Flan de queso is like a caramel custard and a piece of cheesecake combined. The traditional Puerto Rican flan is made with simple ingredients like eggs, sugar, evaporated milk, condensed milk, and cream cheese. It's usually vanilla-flavored and covered with homemade caramel sauce but you can find some variations of this popular sweet treat featuring other flavors including chocolate, coconut and even Nutella. If a caramel sauce isn't your first choice, try it topped with fresh fruit and cream.
While tres leches, or three milks cake, can be found in many Latin American cultures, the Puerto Ricans have really mixed it up. It's usually made with a light sponge cake that has been soaked in a mixture of whole milk, sweetened condensed milk and evaporated milk and topped with whipped cream but in Puerto Rico, coconut milk is often used instead of whole milk to give it a bit of an island flavor. If that isn't enough island flavor for you, then order a coquito tres leches cake, which is not only made with the three kinds of milk but is also doused in some good old Puerto Rican rum, making it one of the best Puerto Rican dishes in San Juan.

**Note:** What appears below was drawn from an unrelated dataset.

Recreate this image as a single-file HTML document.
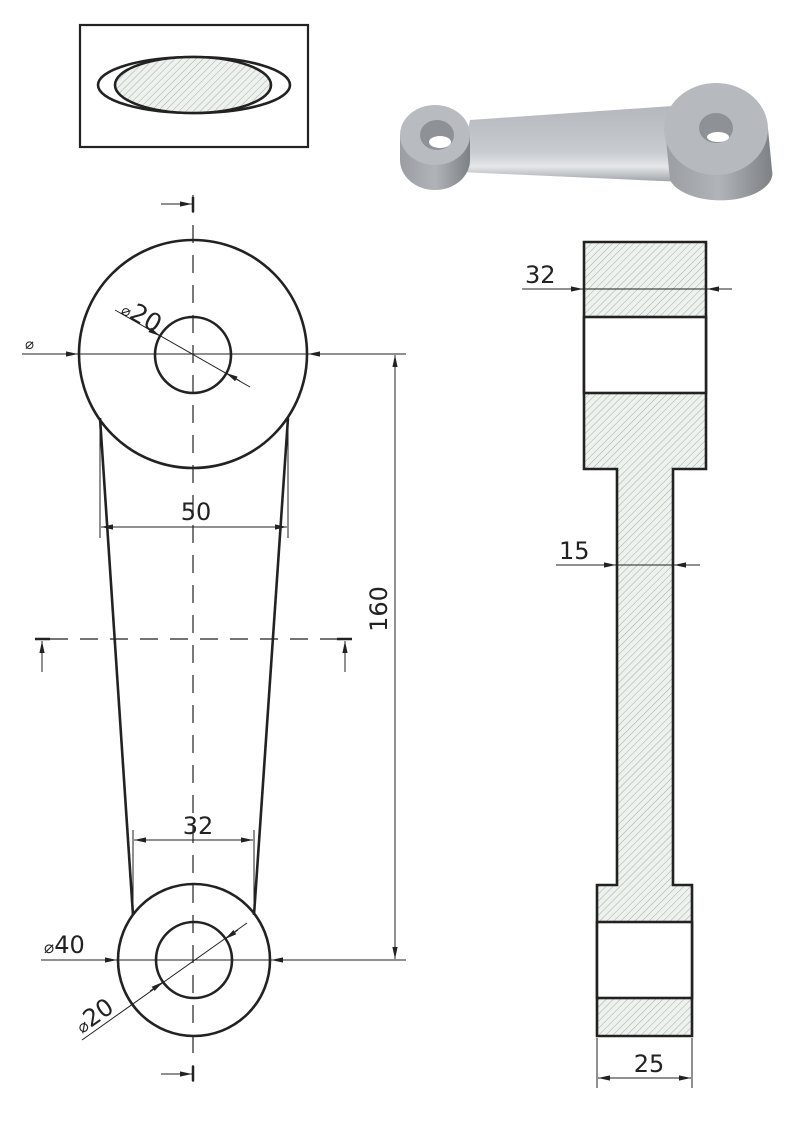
<!DOCTYPE html>
<html><head><meta charset="utf-8"><style>
html,body{margin:0;padding:0;background:#fff;}
svg{display:block;}
text{font-family:"DejaVu Sans","Liberation Sans",sans-serif;fill:#222;}
</style></head><body>
<svg width="794" height="1123" viewBox="0 0 794 1123" xmlns="http://www.w3.org/2000/svg">
<defs>
<pattern id="h" width="5" height="5" patternUnits="userSpaceOnUse" patternTransform="rotate(45)">
<rect width="5" height="5" fill="#eef2ee"/>
<line x1="0" y1="0" x2="0" y2="5" stroke="#98a898" stroke-width="0.9"/>
</pattern>
<marker id="a" viewBox="0 0 12 6" refX="12" refY="3" markerWidth="12" markerHeight="6" markerUnits="userSpaceOnUse" orient="auto-start-reverse">
<path d="M0,0.4 L12,3 L0,5.6 z" fill="#222"/>
</marker>
<linearGradient id="g1" x1="0" y1="0" x2="0" y2="1">
<stop offset="0" stop-color="#b4b8bd"/><stop offset="0.6" stop-color="#c8cbcf"/><stop offset="0.8" stop-color="#e4e6e8"/><stop offset="1" stop-color="#9ea2a7"/>
</linearGradient>
<linearGradient id="g2" x1="0" y1="0" x2="1" y2="0">
<stop offset="0" stop-color="#9a9ea3"/><stop offset="0.5" stop-color="#b0b4b8"/><stop offset="1" stop-color="#7d8186"/>
</linearGradient>
</defs>

<rect x="80" y="25" width="228" height="122" fill="none" stroke="#222" stroke-width="2.2"/>
<ellipse cx="194" cy="85" rx="96" ry="28" fill="none" stroke="#222" stroke-width="2.6"/>
<ellipse cx="193" cy="85" rx="78" ry="28" fill="url(#h)" stroke="#222" stroke-width="2.6"/>

<g>
<path d="M470,120 L672,106 L684,182 L460,172 Z" fill="url(#g1)"/>
<path d="M400,135 L400,160 A35,30 0 0 0 470,160 L470,135 Z" fill="url(#g2)"/>
<ellipse cx="435" cy="135" rx="35" ry="30" fill="#b8bcc0"/>
<ellipse cx="437" cy="135" rx="17" ry="15" fill="#8e9297"/>
<ellipse cx="440" cy="142" rx="11" ry="6" fill="#fff"/>
<path d="M665,129 L670,180 A52,27 0 0 0 772,170 L768,129 Z" fill="url(#g2)"/>
<ellipse cx="716" cy="129" rx="52" ry="46" fill="#b6babe"/>
<ellipse cx="716" cy="128" rx="17" ry="15" fill="#8e9297"/>
<ellipse cx="718" cy="137" rx="11" ry="5" fill="#fff"/>
</g>

<g fill="none" stroke="#222">
<line x1="193" y1="195" x2="193" y2="1082" stroke-width="1.2" stroke-dasharray="18,12"/>
<line x1="50" y1="639" x2="337" y2="639" stroke-width="1.2" stroke-dasharray="18,12"/>
<line x1="35" y1="639" x2="50" y2="639" stroke-width="2.5"/>
<line x1="337" y1="639" x2="352" y2="639" stroke-width="2.5"/>
<line x1="42" y1="672" x2="42" y2="641" stroke-width="1" marker-end="url(#a)"/>
<line x1="345" y1="672" x2="345" y2="641" stroke-width="1" marker-end="url(#a)"/>
<line x1="193" y1="197" x2="193" y2="212" stroke-width="2.5"/>
<line x1="161" y1="204" x2="192" y2="204" stroke-width="1" marker-end="url(#a)"/>
<line x1="193" y1="1066" x2="193" y2="1081" stroke-width="2.5"/>
<line x1="161" y1="1074" x2="192" y2="1074" stroke-width="1" marker-end="url(#a)"/>

<circle cx="193" cy="354" r="114" stroke-width="2.6"/>
<circle cx="193" cy="355" r="38" stroke-width="2.6"/>
<circle cx="194" cy="960" r="76" stroke-width="2.6"/>
<circle cx="194" cy="960" r="38" stroke-width="2.6"/>
<line x1="100" y1="418" x2="133" y2="915" stroke-width="2.6"/>
<line x1="288" y1="418" x2="254" y2="915" stroke-width="2.6"/>

<line x1="22" y1="354" x2="78" y2="354" stroke-width="1" marker-end="url(#a)"/>
<line x1="79" y1="354" x2="307" y2="354" stroke-width="1"/>
<line x1="333" y1="354" x2="308" y2="354" stroke-width="1" marker-end="url(#a)"/>
<line x1="308" y1="354" x2="406" y2="354" stroke-width="1"/>
<line x1="115" y1="310" x2="250" y2="387" stroke-width="1"/>
<line x1="145" y1="327" x2="160" y2="336" stroke-width="1" marker-end="url(#a)"/>
<line x1="240" y1="381" x2="226" y2="373" stroke-width="1" marker-end="url(#a)"/>

<line x1="100" y1="420" x2="100" y2="538" stroke-width="1"/>
<line x1="288" y1="420" x2="288" y2="538" stroke-width="1"/>
<line x1="101" y1="527" x2="287" y2="527" stroke-width="1" marker-start="url(#a)" marker-end="url(#a)"/>

<line x1="133" y1="830" x2="133" y2="912" stroke-width="1"/>
<line x1="254" y1="830" x2="254" y2="912" stroke-width="1"/>
<line x1="134" y1="840" x2="253" y2="840" stroke-width="1" marker-start="url(#a)" marker-end="url(#a)"/>

<line x1="395" y1="355" x2="395" y2="959" stroke-width="1" marker-start="url(#a)" marker-end="url(#a)"/>
<line x1="271" y1="960" x2="406" y2="960" stroke-width="1"/>
<line x1="296" y1="960" x2="271" y2="960" stroke-width="1" marker-end="url(#a)"/>
<line x1="41" y1="960" x2="117" y2="960" stroke-width="1" marker-end="url(#a)"/>
<line x1="118" y1="960" x2="270" y2="960" stroke-width="1"/>
<line x1="82" y1="1040" x2="247" y2="923" stroke-width="1"/>
<line x1="150" y1="991" x2="163" y2="982" stroke-width="1" marker-end="url(#a)"/>
<line x1="238" y1="930" x2="225" y2="939" stroke-width="1" marker-end="url(#a)"/>
</g>
<text x="25" y="349" font-size="15">⌀</text>
<text x="0" y="0" font-size="25" transform="translate(120,313) rotate(30)"><tspan font-size="15">⌀</tspan>20</text>
<text x="196" y="520" font-size="24" text-anchor="middle">50</text>
<text x="198" y="834" font-size="24" text-anchor="middle">32</text>
<text x="0" y="0" font-size="24" text-anchor="middle" transform="translate(387,609) rotate(-90)">160</text>
<text x="44" y="953" font-size="24"><tspan font-size="17">⌀</tspan>40</text>
<text x="0" y="0" font-size="24" transform="translate(82,1034) rotate(-35)"><tspan font-size="17">⌀</tspan>20</text>

<g stroke="#222" stroke-width="2.6">
<path d="M584,242 L706,242 L706,469 L673,469 L673,885 L692,885 L692,1036 L597,1036 L597,885 L617,885 L617,469 L584,469 Z" fill="url(#h)"/>
<rect x="584" y="317" width="122" height="76" fill="#fff"/>
<rect x="597" y="922" width="95" height="76" fill="#fff"/>
</g>
<g fill="none" stroke="#222" stroke-width="1">
<line x1="522" y1="289" x2="583" y2="289" marker-end="url(#a)"/>
<line x1="584" y1="289" x2="706" y2="289"/>
<line x1="732" y1="289" x2="707" y2="289" marker-end="url(#a)"/>
<line x1="556" y1="565" x2="616" y2="565" marker-end="url(#a)"/>
<line x1="617" y1="565" x2="673" y2="565"/>
<line x1="700" y1="565" x2="674" y2="565" marker-end="url(#a)"/>
<line x1="597" y1="1038" x2="597" y2="1088"/>
<line x1="692" y1="1038" x2="692" y2="1088"/>
<line x1="598" y1="1078" x2="691" y2="1078" marker-start="url(#a)" marker-end="url(#a)"/>
</g>
<text x="525" y="283" font-size="24">32</text>
<text x="559" y="559" font-size="24">15</text>
<text x="649" y="1072" font-size="24" text-anchor="middle">25</text>
</svg>
</body></html>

If you enjoy something on the sweeter side with breakfast, then ensure a great start to your day and pair your coffee with some Mallorca sweet bread. The delicious treat, which resembles a snail shell with its circular pattern, is prepared by mixing a dough that includes flour, sugar, eggs, and butter. While the treat originated on the island for which it's named, it can be found in bakeries all over Old San Juan and should definitely be added to your Old San Juan food tour. Topped with a scattering of powdered sugar, this breakfast roll is anything but basic.